May Is for Mysteries
May is full of murder and mayhem. At least the literary kind as we celebrate mystery novels and audiobooks. No matter your reading or listening preference, there are mysteries for you. I’ve defined some subgenres and listed a few of my favorite authors.
Cozy: Minimal, non-explicit violence with an amateur sleuth. A lot of cozies feature a sleuth who owns a business like a bookstore or a bakery.
- Susan Wittig Albert: She writes a series featuring amateur China Bayles, former lawyer and current owner of an herb shop. The series is set in a small town in Texas. The author works in a lot of information about herbs and gardening in a fun way that’s interesting to the non-gardener. The first book in the series is Thyme of Death.
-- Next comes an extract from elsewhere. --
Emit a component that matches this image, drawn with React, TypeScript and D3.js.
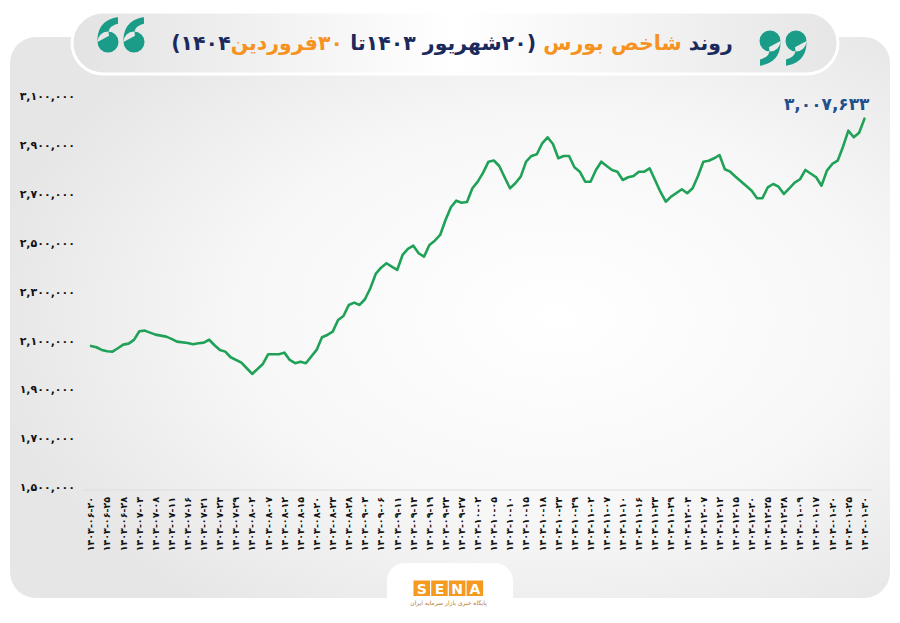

- Jenn McKinlay: She writes several cozy series but my favorite is the Cupcake Bakery Mysteries, featuring Mel, Angie, and Tate, childhood friends who’ve opened a cupcakery together. Murder, romance, and recipes come together for some perfect light reading. The first book in the series is Sprinkle With Murder.
Historical mysteries: Exactly what it sounds like – novels set in another era.
- Ellis Peters: Creator of the Brother Cadfael series set in the 12th century featuring a former soldier turned herbalist monk. Also a fabulous tv series with Derek Jacobi playing Cadfael. The series starts with A Morbid Taste for Bones.
- Alan Bradley: Author of the Flavia de Luce mysteries featuring 11 year old Flavia, aspiring chemist and bane of her older sisters. Set in the Post WWII world of England, in a crumbling estate, curious Flavia is constantly exploring and investigating when she isn’t planning how best to poison her sisters. Sweetness at the Bottom of the Pie is the first in the series.
Police procedural: Focuses on law enforcement which isn’t just the local police; it can focus on crime scene investigators, medical examiners, the FBI.
- JD Robb: This is a Nora Roberts pseudonym. This series is set in New York City of future and features Eve Dallas, a no nonsense lieutenant with a dark past. There’s a bit of romance and some humor to balance the harder edge of the murder in each book.
- Elizabeth George: Author of a series of mysteries set in England featuring the suave and posh Inspector Lynley and his unapologetic diamond in the rough Sergeant Havers. The series features books that are skillfully plotted and weave together both the official investigation that the pair is working on as well as the strands of their sometimes tumultuous personal lives. The series begins with A Great Deliverance.
Private investigator: These can range from contemporary licensed investigators (think Kinsey Milhone) to the more hardboiled noir classics (Sam Spade).
- Robert Crais: Elvis Cole, former military, hides his investigative powers behind Hawaiian shirts and a smart mouth. An updated Sam Spade with a soft heart for damsels in distress and his cat. First book in the series is The Monkey’s Raincoat. The first book in the series on our shelves is Voodoo River.
- Laura Lippman: Tess Monaghan starts this series off as an unemployed investigative reporter. She puts those skills to use to help solve a few mysteries and eventually gets her PI license. The first book in the series is Baltimore Blues.
Thriller: These books are more about excitement and suspense, the thrill of the chase more than the careful piecing together of clues.
- Gillian Flynn: Best known for Gone Girl, all of her books are dark dramas with very twisty plots.
- Megan Abbot: Dare Me shares some traits with Gone Girl – unreliable narrator, darkly and intricately plotted. Dare Me is set in a high school and involves the new cheerleading coach and her squad. A suspicious suicide investigation proves that being on the squad demands a lot more than a pretty smile and athletic ability.